Another fan threw shade across decades: “20 years ago, he, Michael Waltrip, and Ken Schrader were great personalities for getting younger people into the sport. They were loud and goofy. Now they’re OLD, loud, and goofy, and it just doesn’t work anymore.”
Back in the early 2000s, that trio’s antics were catnip for new fans, their silly swagger pulling kids to the stands. But time’s turned that charm to cringe for some, the same loud-and-goofy vibe now landing like a tire gone flat.
The chatter gets sharp: “He talks like he’s trying to hit a word count.” Wallace’s wordy whirlwinds, looping the same point like a caution lap, wear thin for fans craving crisp takes. It’s not the energy, it’s the endlessness, a monologue marathon that buries the meat in a mess of repetition.
It cuts deeper: “He’s a weirdo. Always has been, but it’s gotten worse recently. He also talked with a strange cadence that makes me feel like he’s being condescending. He’s become political, which is always just a PHENOMENAL choice to make in such a divided climate. Plus, he says he made all his money off of real estate, which immediately makes him untrustworthy if you ask me.”
The quirky cadence, once a quirky quirk, now feels like a lecture, especially when he dips into politics, a third rail for fans wanting racing, not rants. His real estate flex? It’s got some side-eyeing his hustle, a trust dent in a sport that thrives on grit over glitz.

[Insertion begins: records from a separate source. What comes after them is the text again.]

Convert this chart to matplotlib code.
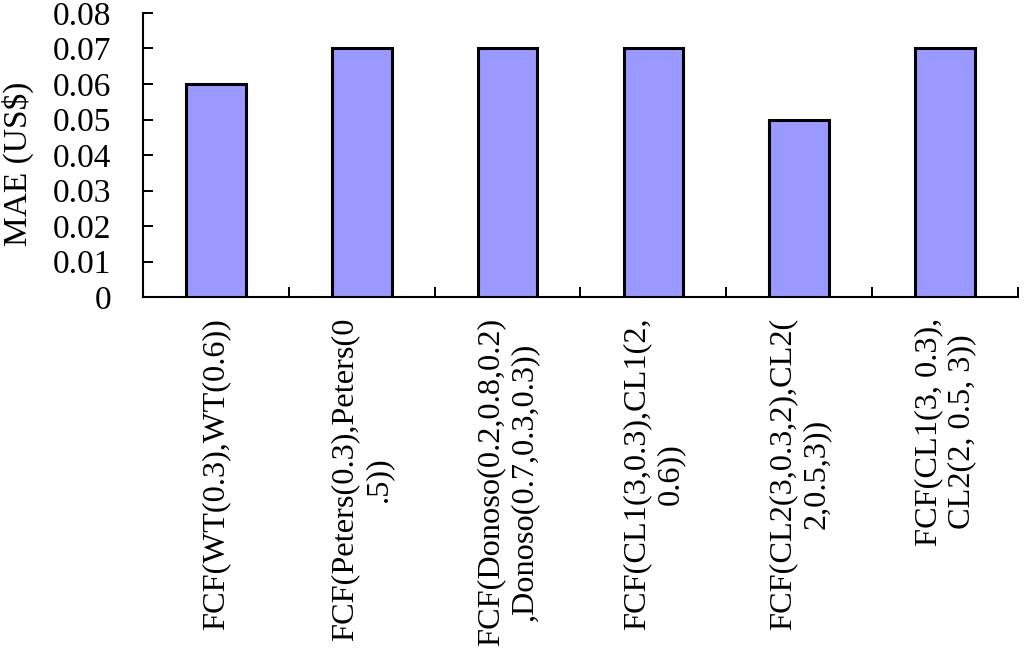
import matplotlib
matplotlib.use("Agg")
import matplotlib.pyplot as plt

categories = [
    "FCF(WT(0.3),WT(0.6))",
    "FCF(Peters(0.3),Peters(0\n.5))",
    "FCF(Donoso(0.2,0.8,0.2)\n,Donoso(0.7,0.3,0.3))",
    "FCF(CL1(3,0.3),CL1(2,\n0.6))",
    "FCF(CL2(3,0.3,2),CL2(\n2,0.5,3))",
    "FCF(CL1(3, 0.3),\nCL2(2, 0.5, 3))",
]
mae = [0.06, 0.07, 0.07, 0.07, 0.05, 0.07]
y_ticks = [0, 0.01, 0.02, 0.03, 0.04, 0.05, 0.06, 0.07, 0.08]
y_ticklabels = ["0", "0.01", "0.02", "0.03", "0.04", "0.05", "0.06", "0.07", "0.08"]

plt.rcParams['font.family'] = ['Liberation Serif', 'DejaVu Serif']

fig = plt.figure(figsize=(10.24, 6.54), dpi=100)
ax = fig.add_axes([143/1024, 1 - 297/654, 875/1024, 284/654])

x = list(range(len(categories)))
ax.bar(x, mae, width=0.41, color="#9999FF", edgecolor="black", linewidth=2.2, zorder=3)

ax.set_xlim(-0.5, len(categories) - 0.5)
ax.set_ylim(0, 0.08)
ax.set_yticks(y_ticks)
ax.set_yticklabels(y_ticklabels, fontsize=24)

ax.set_xticks(x)
ax.set_xticklabels(categories, rotation=90, fontsize=23.3, ha="center", va="top",
                   multialignment="center", linespacing=1.2)
ax.tick_params(axis="x", which="major", length=0, pad=15)
# category boundary ticks
ax.set_xticks([i + 0.5 for i in range(len(categories))], minor=True)
ax.tick_params(axis="x", which="minor", direction="in", length=7, width=1.4)
ax.tick_params(axis="y", direction="in", length=7, width=1.4, pad=23)

for s in ["top", "right"]:
    ax.spines[s].set_visible(False)
for s in ["left", "bottom"]:
    ax.spines[s].set_linewidth(1.5)

ax.set_ylabel("MAE (US$)", fontsize=24)
ax.yaxis.set_label_coords(-0.125, 0.47)

fig.savefig("out.png", dpi=100)
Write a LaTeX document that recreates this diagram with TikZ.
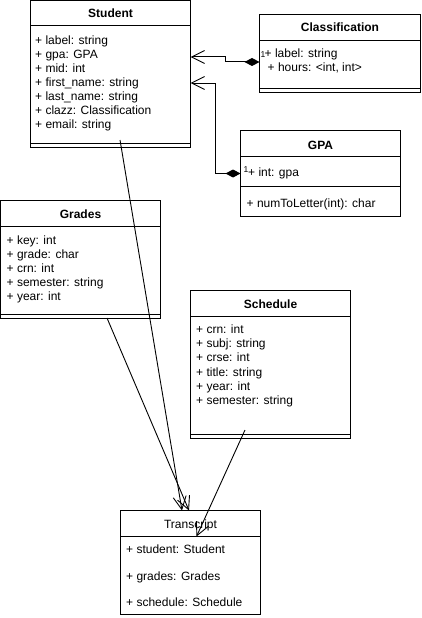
\documentclass[tikz,border=0pt]{standalone}
\usepackage{fontspec}
\setmainfont{Liberation Sans}
\usetikzlibrary{arrows.meta}

\tikzset{
  classbox/.style={draw, line width=1pt, fill=white, anchor=north west, inner sep=0pt, outer sep=0pt},
  classname/.style={font=\fontsize{12}{14}\selectfont\bfseries, anchor=base, inner sep=0pt},
  attrs/.style={font=\fontsize{12}{14}\selectfont, align=left, anchor=base west, inner sep=0pt},
  mult/.style={font=\fontsize{8.5}{10}\selectfont, anchor=base west, inner sep=0pt},
  assoc/.style={line width=0.9pt, -{Straight Barb[length=13pt, width=13pt]}},
  compo/.style={line width=1pt, {Diamond[length=15pt, width=8pt]}-{Straight Barb[length=13pt, width=13pt]}},
}

\begin{document}
\begin{tikzpicture}[x=1pt, y=-1pt]
  \useasboundingbox (0,0) rectangle (421,618);

  % Student (attribute nodes sit on the baseline of their last line)
  \node[classbox, minimum width=160, minimum height=147] (student) at (30.5,0.5) {};
  \draw[line width=1pt] ([yshift=-25.5pt]student.north west) -- ([yshift=-25.5pt]student.north east);
  \draw[line width=1pt] ([yshift=4pt]student.south west) -- ([yshift=4pt]student.south east);
  \node[classname] (studentT) at (110.5,18) {Student};
  \node[attrs] (studentA) at (35,128.5) {+ label: string\\+ gpa: GPA\\+ mid: int\\+ first\_name: string\\+ last\_name: string\\+ clazz: Classification\\+ email: string};

  % Classification
  \node[classbox, minimum width=161, minimum height=77.5] (clazz) at (259.5,14.5) {};
  \draw[line width=1pt] ([yshift=-26pt]clazz.north west) -- ([yshift=-26pt]clazz.north east);
  \draw[line width=1pt] ([yshift=4pt]clazz.south west) -- ([yshift=4pt]clazz.south east);
  \node[classname] (clazzT) at (340,31.5) {Classification};
  \node[attrs] (clazzA) at (264.5,71.5) {+ label: string\\\hspace*{3pt}+ hours: <int, int>};

  % GPA
  \node[classbox, minimum width=160, minimum height=86] (gpa) at (240.5,130.5) {};
  \draw[line width=1pt] ([yshift=-26pt]gpa.north west) -- ([yshift=-26pt]gpa.north east);
  \draw[line width=1pt] ([yshift=-56pt]gpa.north west) -- ([yshift=-56pt]gpa.north east);
  \node[classname] (gpaT) at (320.5,149) {GPA};
  \node[attrs] (gpaA) at (248,176.5) {+ int: gpa};
  \node[attrs] (gpaM) at (246.5,207.5) {+ numToLetter(int): char};

  % Grades
  \node[classbox, minimum width=160, minimum height=117.5] (grades) at (0.5,200.5) {};
  \draw[line width=1pt] ([yshift=-25.5pt]grades.north west) -- ([yshift=-25.5pt]grades.north east);
  \draw[line width=1pt] ([yshift=4pt]grades.south west) -- ([yshift=4pt]grades.south east);
  \node[classname] (gradesT) at (80.5,218.5) {Grades};
  \node[attrs] (gradesA) at (6.5,300.5) {+ key: int\\+ grade: char\\+ crn: int\\+ semester: string\\+ year: int};

  % Schedule
  \node[classbox, minimum width=160, minimum height=148] (schedule) at (190.5,290.5) {};
  \draw[line width=1pt] ([yshift=-26pt]schedule.north west) -- ([yshift=-26pt]schedule.north east);
  \draw[line width=1pt] ([yshift=4pt]schedule.south west) -- ([yshift=4pt]schedule.south east);
  \node[classname] (scheduleT) at (270.5,308.5) {Schedule};
  \node[attrs, font=\fontsize{12}{14.2}\selectfont] (scheduleA) at (196,404.5) {+ crn: int\\+ subj: string\\+ crse: int\\+ title: string\\+ year: int\\+ semester: string};

  % Transcript
  \node[classbox, minimum width=140, minimum height=103.5] (transcript) at (120.5,510.5) {};
  \draw[line width=1pt] ([yshift=-26pt]transcript.north west) -- ([yshift=-26pt]transcript.north east);
  \node[classname, font=\fontsize{12}{14}\selectfont] (transcriptT) at (190.5,528.5) {Transcript};
  \node[attrs, font=\fontsize{12}{26.5}\selectfont] (transcriptA) at (126,606.5) {+ student: Student\\+ grades: Grades\\+ schedule: Schedule};

  % connectors
  \draw[compo] ([yshift=-8.75pt]clazz.west) -- ++(-34,0) |- ([yshift=17pt]student.east);
  \draw[compo] (gpa.west) -- ++(-25.5,0) |- ([yshift=-9pt]student.east);
  \node[mult] (clazzM) at (260.3,58) {1};
  \node[mult] (gpaN) at (243.5,172.5) {1};

  \draw[assoc] ([xshift=9.5pt,yshift=7.5pt]student.south) -- ([xshift=-8.5pt]transcript.north);
  \draw[assoc] ([xshift=26.5pt]grades.south) -- ([xshift=-1.5pt]transcript.north);
  \draw[assoc] ([xshift=-25.5pt,yshift=8.5pt]schedule.south) -- ([xshift=6pt,yshift=-26pt]transcript.north);
\end{tikzpicture}
\end{document}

The final jab lands hard: “Yeah, he’s terrible at monologues. He just repeats and repeats. 10-minute videos with 1 minute of substance. He’s much better in an interview like Harvick’s last week because he’s talking to someone and not a phone that can’t acknowledge that it understands him. Also, he’s a shill for NASCAR. Someone should check his tax return because he tows the line way too hard for free, especially considering how money-oriented he is.”
Solo vids drag, fans say, his loops lacking punch, but interviews like Kevin Harvick’s spark the old Kenny magic, conversational, not camera-preaching. The “shill” shade stings; his NASCAR cheerleading is seen as a sellout by some, too cozy for a guy who brags about bucks. It’s the Wallace paradox: a voice that built the sport, now splitting its faithful.